2007/09/16 (日) 21:53:18        [qwerty]
 私が以前属していた毎日新聞社では、取材先からいっさいの金品(金銭だけで
なく、商品も含めて)受け取ってはならないと教育された。そうした姿勢によっ
てフェアネスを確保するというのが、新聞社のスタンスだったわけです。

 その後に転職した出版社のアスキーでは、編集部のほぼ全員がごく当たり前の
ようにメーカーからノベルティのみならず、市販されている商品まで平然と受け
取っているのにはかなり驚かされました。
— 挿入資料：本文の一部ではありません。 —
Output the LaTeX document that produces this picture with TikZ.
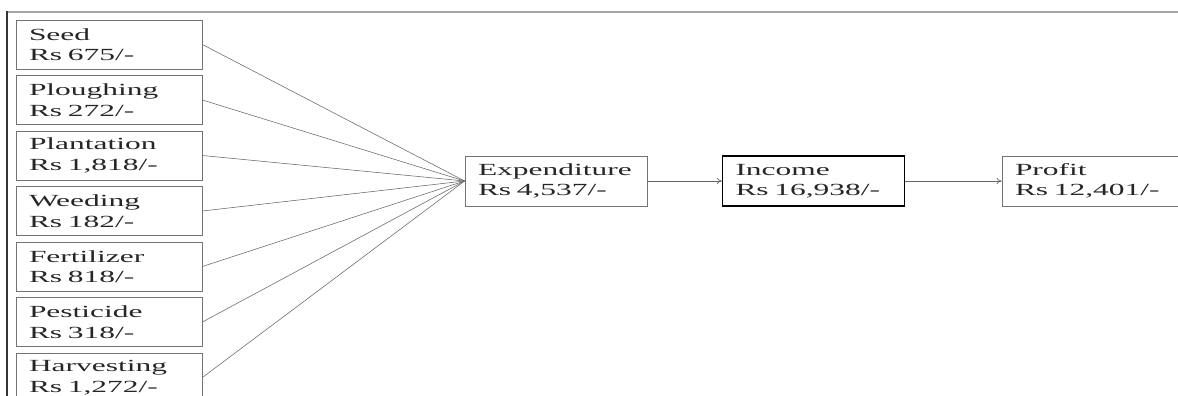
\documentclass[tikz,border=0pt]{standalone}
\usepackage{fontspec}
\setmainfont{Liberation Serif}[FakeStretch=1.85]
\usetikzlibrary{arrows.meta,positioning}

\begin{document}
\begin{tikzpicture}[
  x=1pt, y=1pt,
  font=\fontsize{17}{20.5}\selectfont,
  cost/.style={draw=black!55, thick, align=left, text width=160pt, minimum width=186pt,
    minimum height=49pt, inner xsep=13pt, inner ysep=2pt, text=black!85},
  stage/.style={cost, text width=156pt, minimum width=182pt, minimum height=50pt},
  feed/.style={draw=black!60, line width=0.55pt},
  arrow/.style={-{To[length=5pt,width=6pt]}, line width=0.6pt, draw=black!60}
]
\useasboundingbox (0,0) rectangle (1178,396);

\draw[line width=2pt, draw=black!35] (7,384) -- (1178,384);
\draw[line width=1.5pt, draw=black!80] (7,0) -- (7,385);

\node[cost] (seed) at (109,351.5) {Seed\\Rs 675/-};
\node[cost, below=5.7pt of seed] (plough) {Ploughing\\Rs 272/-};
\node[cost, below=5.7pt of plough] (plant) {Plantation\\Rs 1,818/-};
\node[cost, below=5.7pt of plant] (weed) {Weeding\\Rs 182/-};
\node[cost, below=5.7pt of weed] (fert) {Fertilizer\\Rs 818/-};
\node[cost, below=5.7pt of fert] (pest) {Pesticide\\Rs 318/-};
\node[cost, below=5.7pt of pest] (harvest) {Harvesting\\Rs 1,272/-};

\node[stage] (expend) at (556,215) {Expenditure\\Rs 4,537/-};
\node[stage, draw=black, line width=1.2pt] (income) at (813.5,215) {Income\\Rs 16,938/-};
\node[stage] (profit) at (1093,215) {Profit\\Rs 12,401/-};

\foreach \n in {seed,plough,plant,weed,fert,pest,harvest}
  \draw[feed] (\n.east) -- (expend.west);

\draw[arrow] (expend) -- (income);
\draw[arrow] (income) -- (profit);

\end{tikzpicture}
\end{document}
某カメラメーカーが記者発表会で人気
デジカメを出席した記者たちに配ったときには、後からその事実を知った同僚た
ちがわれ先にとメーカーに電話をかけ、「すみません、出席してないんですがも
らえませんか」と問い合わせていたのには、唖然としました。

 雑誌の世界では、純然たる記事とタイアップ記事はきちんと峻別されなければ
ならないというのがかつての常識で、タイアップ記事には「これは広告です」
「広告記事」という注意書きがわかりやすい場所に掲示されていました。ところ
が雑誌のマーケットが縮小し、どこの雑誌も収益低下に四苦八苦するようになっ
た九〇年代後半以降、このルールはなし崩し的に崩壊して、いまや広告と純粋記
事の境界はきわめて曖昧になってしまっています。